Der neue Lehrer

Jörg Gschaider

von Jörg Gschaider

Story

Ich beschloss mich zum ersten Schultag der 3. Klasse Berufsschule mit den löchrigsten Jeans, die ich mein Eigen nannte und einem transparenten Shirt aus einem Army-Shop zu bekleiden. Dazu die ziemlich langen Haare … Zum ersten Schulbesuch der neuen Saison hatte ich absolut keine Schulsachen bei mir, nicht einmal einen Kugelschreiber. Ich musste meinem Stil treu bleiben. Meine Lehrer kannten mich bereits aus den vorigen Klassen. Was ich aber nicht wissen konnte war, dass es in diesem Schuljahr neue Lehrer geben würde. Ein einziger Lehrer sollte alle technischen Fächer unterrichten. 6 Stunden am Tag würde er in unserer Klasse sein. Die hauptverantwortliche Lehrkraft also! Ich konnte ihn brüllen hören, bevor ich ihn das erste Mal sah und kaum in der Klasse angekommen, versprach er Mani und Fred zu verprügeln, sollten sie sich nicht benehmen können. Passt genau! Dieser Typ war eine Herausforderung!

Stark anzunehmen, dass ihm meine Aufmachung nicht gefallen hatte. Dass ich keine Sachen dabei hatte, war bis zum Nachmittag kein Problem. Am Nachmittag aber lag Technisch Zeichnen an. Ohne Reißbrett kann man ganz einfach nicht zeichnen! „Leihen Sie sich zwei Dreiecke aus“, herrschte mich der Lehrer an. „Ich hoffe, dass Sie wenigstens Parallelverschieben können!“ Reine Beschäftigungstherapie! Schon einen Rahmen mittels zwei Dreiecken zu zeichnen, brauchte im Verhältnis zur Fertigung mit einem Reißbrett eine Ewigkeit. Endlich war das Blatt mit einem Stempel für das Schriftfeld zu versehen. Unglücklicherweise hatte ich den Stempel verkehrt herum aufgebracht. „Nehmen’S das Blatt, gehen’S damit zum Direktor und zeigen’S ihm, wie deppert dass’S sind“, befahl der Herr Lehrer, mit augenscheinlich schon ziemlich zerfleddertem Nervenkostüm. Uiui! War der aber leicht aus der Fassung zu bringen!

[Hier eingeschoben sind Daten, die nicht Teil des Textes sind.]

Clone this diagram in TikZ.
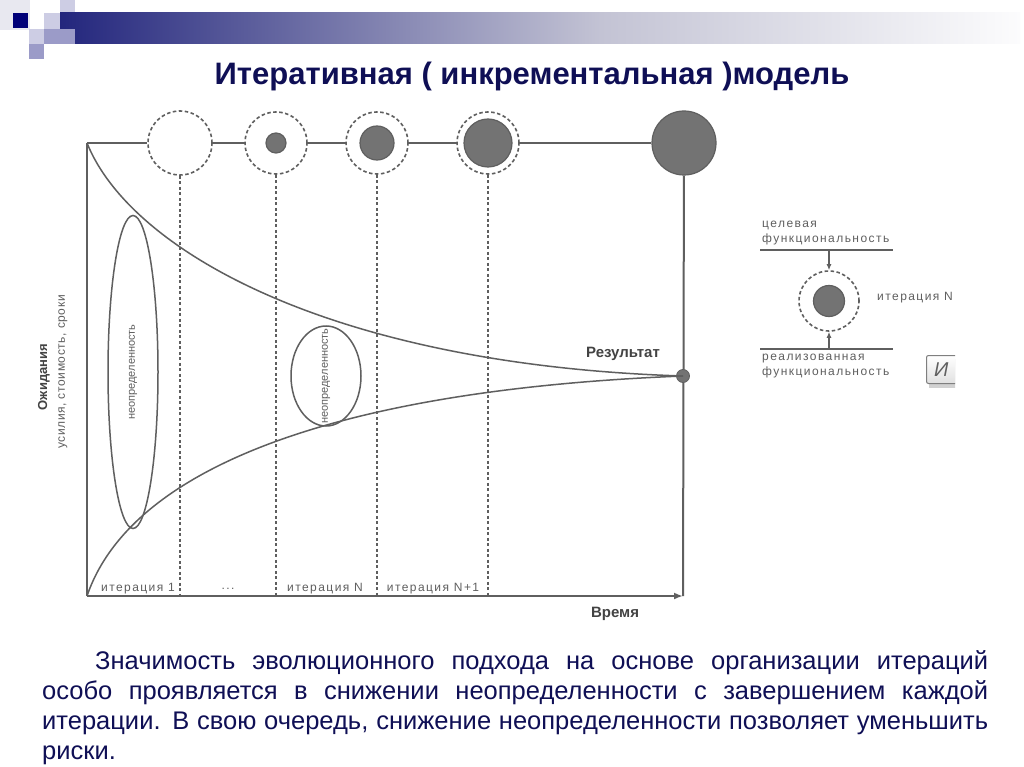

„Geh Gschaider, Du schon wieder! Muss das sein?“, war alles, was der Direktor zu sagen hatte. Er war wesentlich entspannter als der Lehrer. Klar, er kannte mich ja auch schon länger.

Zum Schluss des Unterrichtstages erfolgte noch eine Umfrage: „Wer hatte im vorigen Jahr in Fachkunde ein Sehr Gut?“ Es wäre meines Erachtens zwar nicht nötig gewesen zu antworten, aber ich hob dennoch meinen Arm. „Und wer in Fachrechnen?“ Ich zeigte wieder auf. „In Fachzeichnen?“ Wieder meine Wenigkeit! Langsam und bedrohlich kam der Lehrer auf mich zu, sah mir in die Augen und sprach, sein Erstaunen nicht verbergen könnend: „Wenn’S auch heuer wieder diese Ergebnisse erzielen wollen, müssen Sie sich aber gewaltig anstrengen!“

Na also! Der Grundstein fĂĽr ein erfolgreiches Schuljahr und eine Freundschaft war gelegt!